--- begin ---

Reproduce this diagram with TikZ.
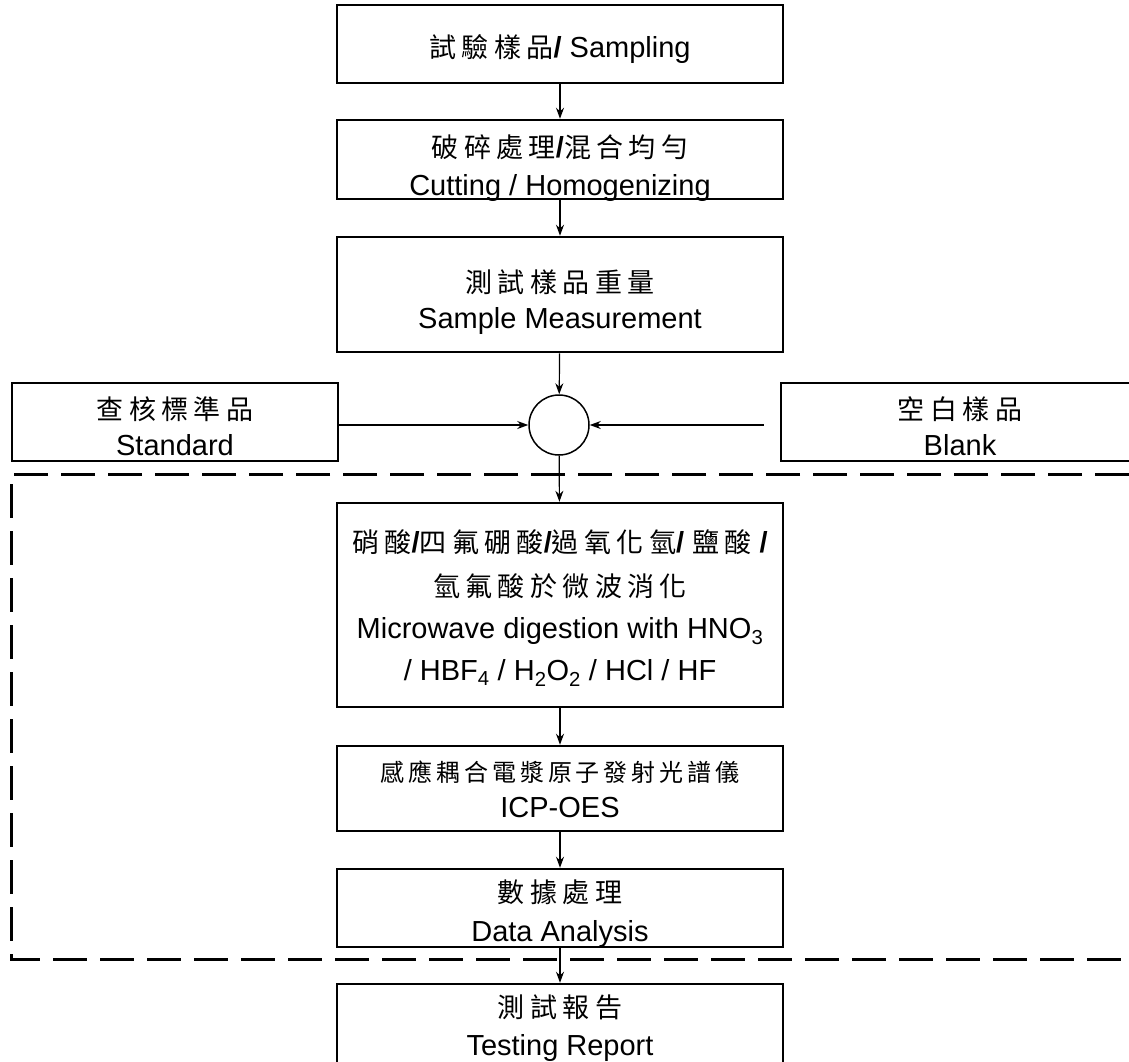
\documentclass[tikz,border=0pt]{standalone}
\usepackage{fontspec}
\setmainfont{Liberation Sans}
\newfontfamily\cjk{Noto Sans CJK TC}
\usetikzlibrary{arrows.meta}

% 中文字距
\def\zhgap{.2em}
\def\zhloop#1{\ifx#1\relax\else#1\kern\zhgap\expandafter\zhloop\fi}
\newcommand\zh[2][27]{{\fontsize{#1}{36}\cjk\zhloop#2\relax\unkern}}
\newcommand\zsl{{\bfseries/}}

\begin{document}
\begin{tikzpicture}[x=1pt, y=-1pt,
    box/.style={draw, line width=2.5pt, align=center, inner sep=0pt,
        minimum width=446pt, text depth=0pt,
        font=\fontsize{29}{36}\selectfont},
    arr/.style={-{Stealth[length=11pt, width=8pt]}, line width=1.2pt}]
    \useasboundingbox (0, 0) rectangle (1129, 1061);

    % 前處理
    \node[box, minimum height=78pt, text height=27pt] (samp) at (560, 44) {\zh{試驗樣品}\zsl{} Sampling};
    \node[box, minimum height=79pt, text height=72pt, font=\fontsize{29}{38}\selectfont] (cut) at (560, 159.5)
        {\zh{破碎處理}\zsl{}\zh{混合均勻}\\Cutting / Homogenizing};
    \node[box, minimum height=115pt, text height=68pt] (meas) at (560, 294.5) {\zh{測試樣品重量}\\Sample Measurement};

    % 標準品, 空白
    \node[draw, circle, line width=1.5pt, minimum size=60pt, inner sep=0pt] (mix) at (559, 425) {};
    \node[box, minimum width=326pt, minimum height=78pt, text height=67pt] (std) at (175, 422) {\zh{查核標準品}\\Standard};
    \node[box, minimum width=358pt, minimum height=78pt, text height=67pt] (blank) at (960, 422) {\zh{空白樣品}\\Blank};

    % 虛線框
    \draw[line width=3pt, dash pattern=on 34pt off 13pt]
        (1129, 474) -- (11, 474) -- (11, 959) -- (1129, 959);

    % 消化, 分析
    \node[box, minimum height=204pt, text height=151pt, font=\fontsize{29}{42}\selectfont] (micro) at (560, 605)
        {\zh{硝酸}\zsl{}\zh{四氟硼酸}\zsl{}\zh{過氧化氫}\zsl{} \zh{鹽酸} \zsl\\[2pt]
         \zh{氫氟酸於微波消化}\\
         Microwave digestion with HNO\textsubscript{3}\\
         / HBF\textsubscript{4} / H\textsubscript{2}O\textsubscript{2} / HCl / HF};
    \node[box, minimum height=85pt, text height=58pt] (icp) at (560, 788.5)
        {{\def\zhgap{.16em}\zh[24]{感應耦合電漿原子發射光譜儀}}\\ICP-OES};
    \node[box, minimum height=78pt, text height=67pt, font=\fontsize{29}{39}\selectfont] (data) at (560, 908)
        {\zh{數據處理}\\Data Analysis};
    \node[box, minimum height=79pt, text height=63pt, font=\fontsize{29}{38}\selectfont] (rep) at (560, 1023.5)
        {\zh{測試報告}\\Testing Report};

    % 箭頭
    \draw[arr] (samp) -- (cut);
    \draw[arr] (cut) -- (meas);
    \draw[arr] (meas) -- (mix);
    \draw[arr] (mix.west -| std.east) -- (mix.west);
    \draw[arr, shorten <=16pt] (mix.east -| blank.west) -- (mix.east);
    \draw[arr] (mix) -- (micro);
    \draw[arr] (micro) -- (icp);
    \draw[arr] (icp) -- (data);
    \draw[arr] (data) -- (rep);
\end{tikzpicture}
\end{document}
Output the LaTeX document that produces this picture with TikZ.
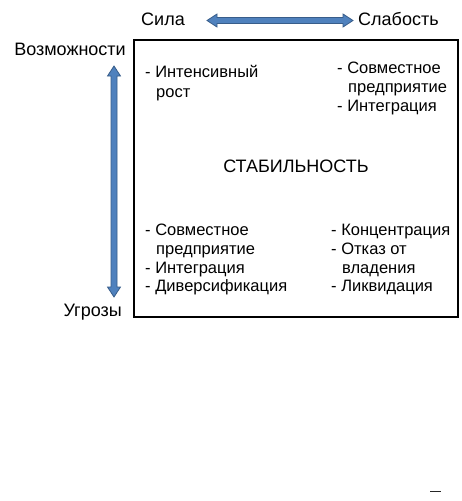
\documentclass[tikz,border=0pt]{standalone}
\usepackage{fontspec}
\setmainfont{Liberation Sans}
\definecolor{arrowfill}{RGB}{79,129,189}
\definecolor{arrowline}{RGB}{56,93,138}
\begin{document}
\begin{tikzpicture}[x=1pt,y=-1pt,
  txt/.style={inner sep=0pt, font=\fontsize{16.5}{18.6}\selectfont, text=black},
  outer/.style={inner sep=0pt, font=\fontsize{18}{20}\selectfont, text=black},
  lbl/.style={txt, anchor=base west},
  olbl/.style={outer, anchor=base west},
  olble/.style={outer, anchor=base east},
  bigarrow/.style={fill=arrowfill, draw=arrowline, line width=0.8pt, line join=miter}]
\useasboundingbox[fill=white] (0,0) rectangle (461,501);

% axis labels
\node[olbl] (sila) at (141,25) {Сила};
\node[olbl] (slab) at (358,25) {Слабость};
\node[olble] (vozm) at (126,55) {Возможности};
\node[olble] (ugroz) at (122,316) {Угрозы};

% double arrows
\draw[bigarrow] (207,20.5) -- (217,14) -- (217,17.5) -- (343,17.5) -- (343,14) -- (353,20.5)
  -- (343,27) -- (343,23.5) -- (217,23.5) -- (217,27) -- cycle;
\draw[bigarrow] (114,66) -- (120.5,76) -- (117,76) -- (117,287) -- (120.5,287) -- (114,297)
  -- (107.5,287) -- (111,287) -- (111,76) -- (107.5,76) -- cycle;

% frame
\draw[line width=2pt] (133.5,40) rectangle (457.5,317);

% top-left
\node[lbl] (tl1) at (145,77) {- Интенсивный};
\node[lbl] (tl2) at (156,97) {рост};
% top-right
\node[lbl] (tr1) at (337,73) {- Совместное};
\node[lbl] (tr2) at (348,92) {предприятие};
\node[lbl] (tr3) at (337,111) {- Интеграция};
% centre
\node[inner sep=0pt, font=\fontsize{18}{20}\selectfont, anchor=base] (stab) at (296,172) {СТАБИЛЬНОСТЬ};
% bottom-left
\node[lbl] (bl1) at (145,235) {- Совместное};
\node[lbl] (bl2) at (156,254) {предприятие};
\node[lbl] (bl3) at (145,273) {- Интеграция};
\node[lbl] (bl4) at (145,291) {- Диверсификация};
% bottom-right
\node[lbl] (br1) at (331,235) {- Концентрация};
\node[lbl] (br2) at (331,254) {- Отказ от};
\node[lbl] (br3) at (342,273) {владения};
\node[lbl] (br4) at (331,291) {- Ликвидация};

% small mark bottom right
\draw[line width=1.5pt, black!85] (430,491.5) -- (441,491.5);
\end{tikzpicture}
\end{document}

--- end ---

__Your objective__:
Isolate the lines above that contain the word "with" and copy them.

__The response__:
Reproduce this diagram with TikZ.
         Microwave digestion with HNO\textsubscript{3}\\
Output the LaTeX document that produces this picture with TikZ.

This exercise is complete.